++++ DATASET EXCERPT

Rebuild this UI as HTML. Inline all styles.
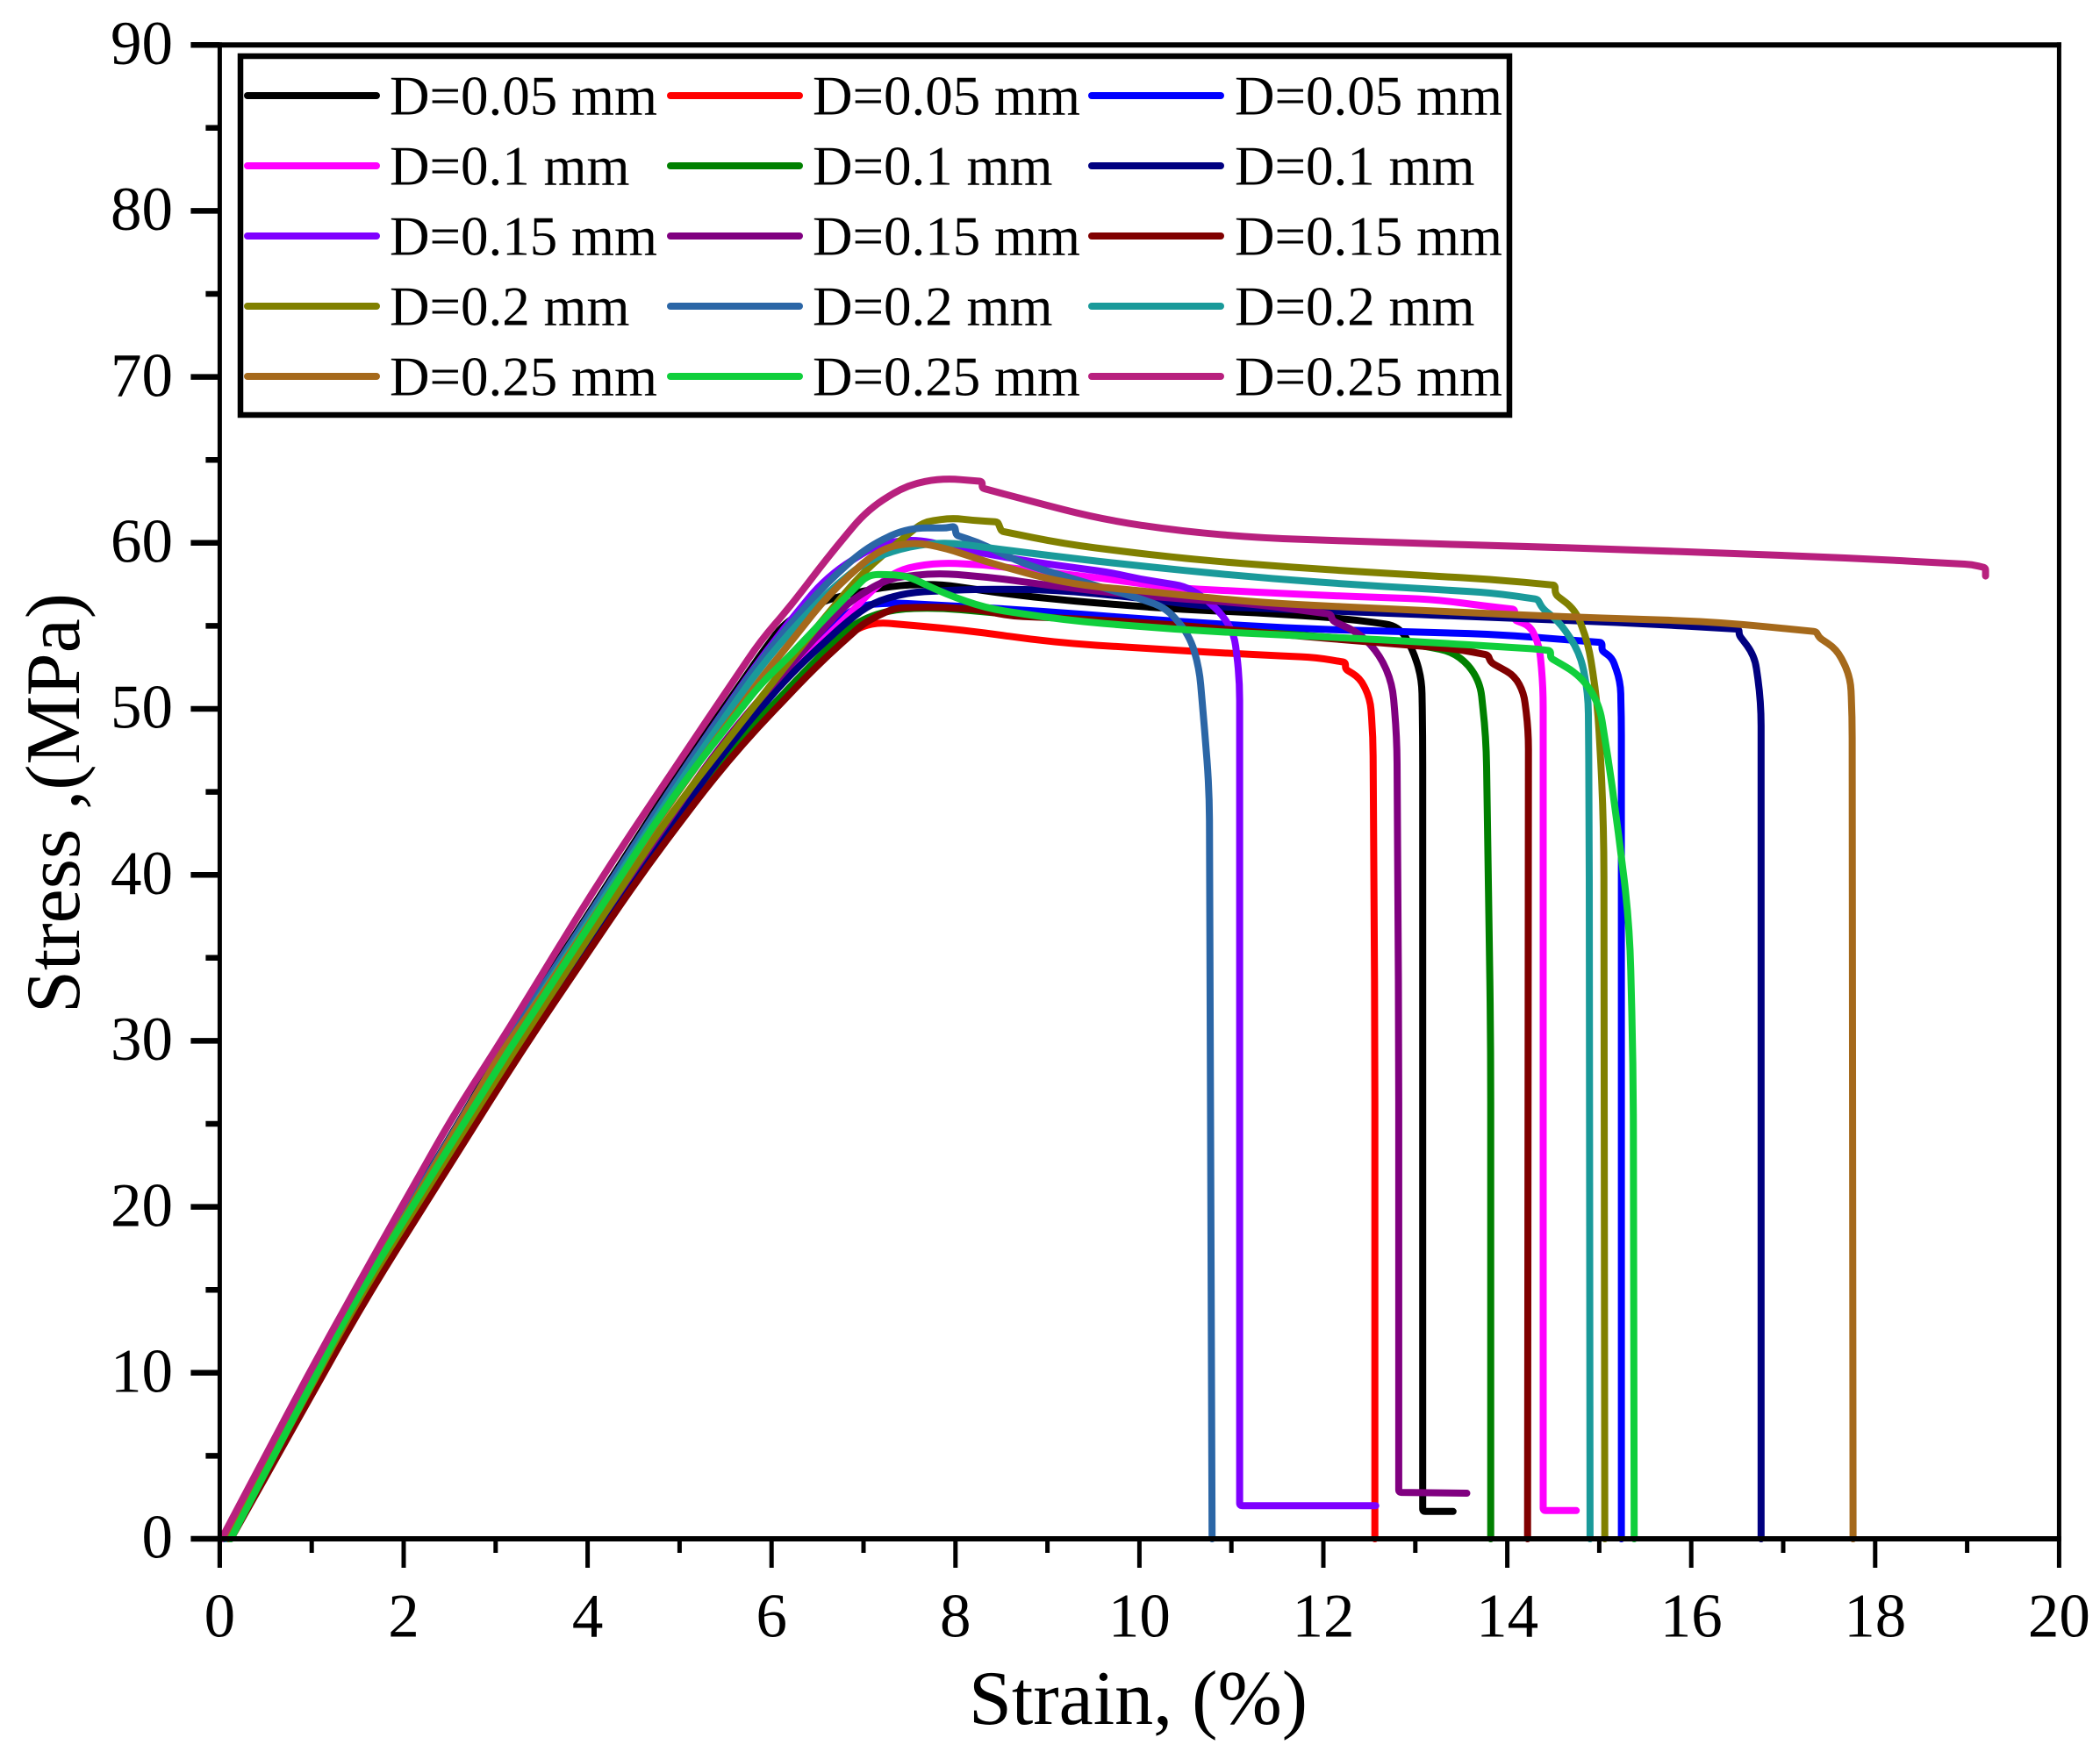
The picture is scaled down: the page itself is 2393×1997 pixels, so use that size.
<!DOCTYPE html>
<html lang="en">
<head>
<meta charset="utf-8">
<title>Stress-strain curves</title>
<style>
html,body{margin:0;padding:0;background:#fff;}
svg{display:block;}
text{font-family:"Liberation Serif","DejaVu Serif",serif;fill:#000;}
</style>
</head>
<body>
<svg id="chart" xmlns="http://www.w3.org/2000/svg" width="2393" height="1997" viewBox="0 0 2393 1997">
<rect x="0" y="0" width="2393" height="1997" fill="#ffffff"/>
<g id="curves"></g>
<g id="axes"></g>
<g id="legend"></g>
<text x="1297" y="1965" font-size="88" text-anchor="middle">Strain, (%)</text>
<text transform="translate(90,915.5) rotate(-90)" font-size="88" text-anchor="middle">Stress ,(MPa)</text>
</svg>
<script>
const xTickLabels = ['0','2','4','6','8','10','12','14','16','18','20'];
const yTickLabels = ['0','10','20','30','40','50','60','70','80','90'];
const xMinorTicks = [1,3,5,7,9,11,13,15,17,19];
const yMinorTicks = [5,15,25,35,45,55,65,75,85];

const blackStrain = [0.05,1.45,3.05,3.4,5.0,5.95,6.13,6.5,6.9,7.3,7.79,8.74,9.7,10.5,11.29,12.24,12.82,12.97,13.07,13.08,13.08,13.41];
const blackStress = [0,14.4,29.3,32.4,46.2,53.8,55.1,56.4,57.0,57.4,57.55,56.77,56.3,55.97,55.8,55.44,55,53.6,51.85,48.3,1.65,1.65];
const redStrain = [0.1,1.56,3.2,4.6,5.56,6.4,6.8,7.0,7.18,8.1,9.06,10.03,11.13,11.92,12.24,12.24,12.4,12.51,12.54,12.56,12.56];
const redStress = [0,14.4,29.3,40.3,47.3,52.3,54.4,55,55.2,54.75,54,53.65,53.3,53.1,52.8,52.4,51.85,50.6,48.3,30,0];
const blueStrain = [0.1,1.55,3.2,4.6,5.5,6.3,6.6,6.92,7.28,8.74,10.33,11.6,12.56,13.83,14.33,15.03,15.03,15.14,15.23,15.24,15.24];
const blueStress = [0,14.4,29.4,40.5,47.6,52.7,54.7,56.2,56.4,55.97,55.3,54.86,54.7,54.5,54.3,54,53.5,53.07,51.66,49.5,0];
const fuchsiaStrain = [0.1,1.54,3.2,4.6,5.5,6.51,6.83,7.1,7.38,7.79,8.27,9.7,10.33,11.92,13.2,13.75,14.08,14.08,14.25,14.35,14.39,14.39,14.75];
const fuchsiaStress = [0,14.4,29.5,40.6,47.8,53.9,55.6,57.2,58.4,58.8,58.7,57.8,57.3,56.85,56.6,56.2,56,55.35,55,53.77,51.3,1.7,1.7];
const greenStrain = [0.1,1.55,3.2,4.6,5.5,6.4,6.9,7.3,7.8,9,10.33,11.6,12.88,13.45,13.7,13.77,13.82,13.82];
const greenStress = [0,14.4,29.4,40.4,47.2,52.5,55.2,56,56.1,55.5,55,54.5,54,53.4,51.8,48.3,30,0];
const navyStrain = [0.1,1.52,3.2,4.6,5.5,6.2,6.83,7.1,7.47,8.1,9.06,10.02,10.65,11.6,12.56,13.83,15.29,16.52,16.52,16.69,16.76,16.76];
const navyStress = [0,14.4,29.5,40.5,47.6,52.1,55.3,56.4,57,57.2,57.2,56.67,56.2,56,55.8,55.5,55.2,54.8,54.45,53.2,50.4,0];
const violetStrain = [0.05,1.45,3.05,3.4,5.0,5.95,6.6,7.15,7.54,8.58,9.7,10.02,10.49,10.68,10.9,11.03,11.09,11.09,11.09,12.57];
const violetStress = [0,14.4,29.2,32.3,46,53.6,58,59.9,60.25,59.05,58.2,57.8,57.4,56.8,55.7,54.5,51.85,48.3,2,2];
const purpleStrain = [0.1,1.52,3.15,4.6,5.5,6.51,6.83,7.15,7.34,7.79,8.43,9.06,10.02,11.29,12.08,12.1,12.4,12.62,12.75,12.8,12.82,12.82,13.56];
const purpleStress = [0,14.4,29.4,41,48.3,54.5,56.4,57.5,57.9,58.2,57.9,57.4,56.8,56.3,55.7,55.3,54.55,53.2,51.5,48.3,30,2.8,2.75];
const maroonStrain = [0.12,1.58,3.27,4.6,5.56,6.51,6.99,7.15,7.34,7.79,8.27,8.58,9.4,10.33,11.5,12.88,13.46,13.79,13.82,14.08,14.18,14.23,14.22];
const maroonStress = [0,14.4,29.3,40.2,47.2,52.7,55.1,55.6,56.07,56.15,55.97,55.6,55.4,55.1,54.5,53.86,53.6,53.24,52.8,52,50.95,48.7,0];
const oliveStrain = [0.1,1.5,3.2,4.9,5.9,6.5,7.0,7.48,7.65,7.96,8.2,8.46,8.5,9.18,10.46,11.73,12.88,13.84,14.52,14.52,14.74,14.88,14.98,15.05,15.06];
const oliveStress = [0,14.4,29.4,43.7,50.8,55,58.3,60.5,61.26,61.5,61.35,61.26,60.7,59.94,59.05,58.5,58.1,57.8,57.45,56.9,55.97,53.96,50.4,43.4,0];
const steelStrain = [0.05,1.45,3.05,3.4,5.0,5.95,6.6,7.05,7.48,7.9,7.99,8.01,8.24,8.76,9.18,10.03,10.29,10.54,10.65,10.71,10.76,10.79];
const steelStress = [0,14.4,29.2,32.3,46,53.5,57.6,59.8,60.9,60.9,61,60.46,60.04,58.7,58,56.6,56.07,54.5,52.5,48.7,45.1,0];
const tealStrain = [0.08,1.46,3.1,3.4,5.0,5.95,6.6,7.05,7.5,7.9,9.06,10.02,11.29,12.56,13.83,14.33,14.38,14.57,14.79,14.88,14.89,14.9];
const tealStress = [0,14.4,29.3,32,45.6,53.1,57,59,59.8,60.04,59.2,58.6,57.9,57.4,57,56.6,56.07,55.2,53.4,50.95,43.4,0];
const brownStrain = [0.1,1.48,3.06,3.4,5.0,5.95,6.2,6.62,7.05,7.26,7.56,7.9,8.33,9.18,10.46,11.31,12.88,14.81,16.26,17.36,17.39,17.58,17.73,17.75,17.76];
const brownStress = [0,14.4,29.3,31.9,45.2,52.3,53.96,56.9,59.05,59.75,60.04,59.67,58.87,57.55,56.87,56.4,55.97,55.5,55.26,54.65,54.3,53.6,52,49.5,0];
const limeStrain = [0.12,1.47,3.13,3.336,4.93,5.88,6.2,6.62,7.05,7.26,7.48,7.9,8.33,9.18,10.46,12.88,14.33,14.47,14.47,14.8,15,15.1,15.21,15.33,15.37,15.38];
const limeStress = [0,14.4,29.3,31.07,44.8,51.5,53.2,55.7,58.08,58.1,58,56.9,56.07,55.35,54.75,54.1,53.6,53.5,53.07,52,50.3,46.9,42.5,37,28,0];
const crimsonStrain = [0.02,1.03,1.78,2.54,2.98,3.336,4.1,4.93,5.88,6.2,6.62,7.05,7.48,7.86,8.29,8.29,8.76,9.6,10.46,11.3,12.87,15.29,17.7,19.05,19.2,19.2];
const crimsonStress = [0,10.6,18.07,25.5,29.3,32.47,39.4,46.3,54.1,56.15,59.2,62.05,63.5,63.9,63.7,63.3,62.6,61.4,60.7,60.3,60,59.6,59.1,58.7,58.5,58];

const seriesLabels = ['D=0.05 mm','D=0.05 mm','D=0.05 mm','D=0.1 mm','D=0.1 mm','D=0.1 mm','D=0.15 mm','D=0.15 mm','D=0.15 mm','D=0.2 mm','D=0.2 mm','D=0.2 mm','D=0.25 mm','D=0.25 mm','D=0.25 mm'];
const seriesKeys = ['black','red','blue','fuchsia','green','navy','violet','purple','maroon','olive','steel','teal','brown','lime','crimson'];
const seriesColors = ['#000000','#ff0000','#0000ff','#ff00ff','#008000','#000080','#7f00ff','#800080','#800000','#808000','#2b66a6','#1a9a9a','#a5691b','#10cf3c','#b8207e'];
const seriesStrain = [blackStrain,redStrain,blueStrain,fuchsiaStrain,greenStrain,navyStrain,violetStrain,purpleStrain,maroonStrain,oliveStrain,steelStrain,tealStrain,brownStrain,limeStrain,crimsonStrain];
const seriesStress = [blackStress,redStress,blueStress,fuchsiaStress,greenStress,navyStress,violetStress,purpleStress,maroonStress,oliveStress,steelStress,tealStress,brownStress,limeStress,crimsonStress];

const NS = 'http://www.w3.org/2000/svg';
const plot = {x0: 250.4, xPerUnit: 104.8, y0: 1754, yPerUnit: 18.92};
function xScale(v){ return plot.x0 + plot.xPerUnit * v; }
function yScale(v){ return plot.y0 - plot.yPerUnit * v; }

const curvesGroup = document.getElementById('curves');
const axesGroup = document.getElementById('axes');
const legendGroup = document.getElementById('legend');

function make(tag, attrs, parent){
  const el = document.createElementNS(NS, tag);
  for (const k in attrs) el.setAttribute(k, attrs[k]);
  parent.appendChild(el);
  return el;
}

function smoothPath(xs, ys){
  const f = function(v){ return v.toFixed(1); };
  let d = 'M' + f(xs[0]) + ' ' + f(ys[0]);
  for (let i = 1; i < xs.length - 1; i++){
    const ax = xs[i] - xs[i-1], ay = ys[i] - ys[i-1];
    const bx = xs[i+1] - xs[i], by = ys[i+1] - ys[i];
    const a = Math.hypot(ax, ay), b = Math.hypot(bx, by);
    if (a < 0.01 || b < 0.01) continue;
    const cosTurn = (ax * bx + ay * by) / (a * b);
    const r = cosTurn < 0.6 ? Math.min(a / 2, b / 2, 3) : Math.min(a / 2, b / 2, 70);
    d += 'L' + f(xs[i] - ax / a * r) + ' ' + f(ys[i] - ay / a * r);
    d += 'Q' + f(xs[i]) + ' ' + f(ys[i]) + ' ' + f(xs[i] + bx / b * r) + ' ' + f(ys[i] + by / b * r);
  }
  d += 'L' + f(xs[xs.length-1]) + ' ' + f(ys[ys.length-1]);
  return d;
}

seriesKeys.forEach(function(key, i){
  const d = smoothPath(seriesStrain[i].map(xScale), seriesStress[i].map(yScale));
  const line = make('path', {d: d, fill: 'none', stroke: seriesColors[i], 'stroke-width': 8, 'stroke-linejoin': 'round', 'stroke-linecap': 'round'}, curvesGroup);
  
  
});

function axisLine(name, x1, y1, x2, y2, w){
  const l = make('line', {x1: x1, y1: y1, x2: x2, y2: y2, stroke: '#000', 'stroke-width': w}, axesGroup);
  
  
}

const frameLeft = xScale(0), frameRight = xScale(20), frameTop = yScale(90), frameBottom = yScale(0);
const majorLen = 33, minorLen = 16;
axisLine('left-axis', frameLeft, frameTop - 3, frameLeft, frameBottom + majorLen, 5);
axisLine('right-axis', frameRight, frameTop - 3, frameRight, frameBottom, 5);
axisLine('top-axis', frameLeft, frameTop, frameRight + 2.5, frameTop, 6);
axisLine('bottom-axis', frameLeft, frameBottom, frameRight + 2.5, frameBottom, 6);

xTickLabels.forEach(function(lab){
  const x = xScale(Number(lab));
  axisLine('x-major-tick-' + lab, x, frameBottom, x, frameBottom + majorLen, 5);
  const t = make('text', {x: x, y: 1865.7, 'font-size': 71, 'text-anchor': 'middle'}, axesGroup);
  t.textContent = lab;
  
  
});
xMinorTicks.forEach(function(v){
  const x = xScale(v);
  axisLine('x-minor-tick-' + v, x, frameBottom, x, frameBottom + minorLen, 5);
});
yTickLabels.forEach(function(lab){
  const y = yScale(Number(lab));
  axisLine('y-major-tick-' + lab, frameLeft - majorLen, y, frameLeft, y, 6.5);
  const t = make('text', {x: 197, y: y + 21.7, 'font-size': 71, 'text-anchor': 'end'}, axesGroup);
  t.textContent = lab;
  
  
});
yMinorTicks.forEach(function(v){
  const y = yScale(v);
  axisLine('y-minor-tick-' + v, frameLeft - minorLen, y, frameLeft, y, 6.5);
});

const legendBox = make('rect', {x: 274, y: 64, width: 1446, height: 409, fill: '#fff', stroke: '#000', 'stroke-width': 6.5}, legendGroup);


const legendSampleX = [282, 764, 1244];
const legendTextX = [444, 926, 1407];
const legendRowY = [109, 189, 269, 349, 429];
seriesKeys.forEach(function(key, i){
  const col = i % 3, row = Math.floor(i / 3);
  const y = legendRowY[row];
  const s = make('line', {x1: legendSampleX[col], y1: y, x2: legendSampleX[col] + 147, y2: y, stroke: seriesColors[i], 'stroke-width': 8, 'stroke-linecap': 'round'}, legendGroup);
  
  
  const t = make('text', {x: legendTextX[col], y: y + 21.7, 'font-size': 63}, legendGroup);
  t.textContent = seriesLabels[i];
  
  
});
</script>
</body>
</html>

++++++++

> WHAT TO WORK ON
Scan the listing above for the word "size" and copy every line that holds it.

> RESPONSE BELOW
The picture is scaled down: the page itself is 2393×1997 pixels, so use that size.
<text x="1297" y="1965" font-size="88" text-anchor="middle">Strain, (%)</text>
<text transform="translate(90,915.5) rotate(-90)" font-size="88" text-anchor="middle">Stress ,(MPa)</text>
  const t = make('text', {x: x, y: 1865.7, 'font-size': 71, 'text-anchor': 'middle'}, axesGroup);
  const t = make('text', {x: 197, y: y + 21.7, 'font-size': 71, 'text-anchor': 'end'}, axesGroup);
  const t = make('text', {x: legendTextX[col], y: y + 21.7, 'font-size': 63}, legendGroup);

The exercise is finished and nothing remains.